It is good to be aware of inclusive and exclusive methods, it explains some cases. Are they used in a mix, taxon by taxon, or one method applied to the whole query text?
Hm, diacritic conversion can be an issue... Also the problem can be in how text editors calculate position (I check in Notepad++). Encoding of my file is UTF-8, but the slippage remains and gets really noticeable on larger queries. For example, for the attached example, when using start/end coordinates, the last capture instead of Corylus. becomes nosa and Co.
Why I'm concerned with this at all, is that I tried to convert start positions to line numbers and got slightly off results. Now I see that a source of my issues is probably that I calculated by bites using dd:
cat "$START_POSITIONS" | parallel -j 8 --keep-order --tag '(dd if='$FILE_TO_PARSE' bs=1 count={1} 2>/dev/null; printf "\n") | wc -l' > "$OUTPUT"

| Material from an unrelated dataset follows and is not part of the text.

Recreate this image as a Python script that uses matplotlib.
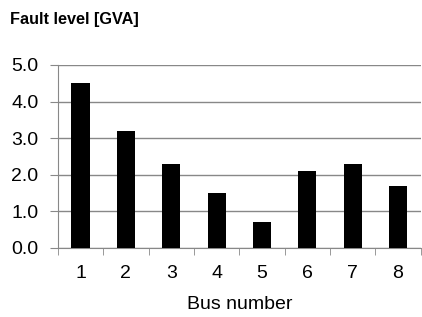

if slippage increases, it probably means that offset in your editor is based on bytes, not on UTF-8 runes. I will add byte offset to GUI (probably next week), it would help in this case. If you are able to use gnfinder in command line, it already has bytes offset option
# to get UTF-8 intput and byte offset
echo "Pardosa moesta is a spider" |gnfinder -b -i -f compact |jq
gnfinder always uses external method for subslices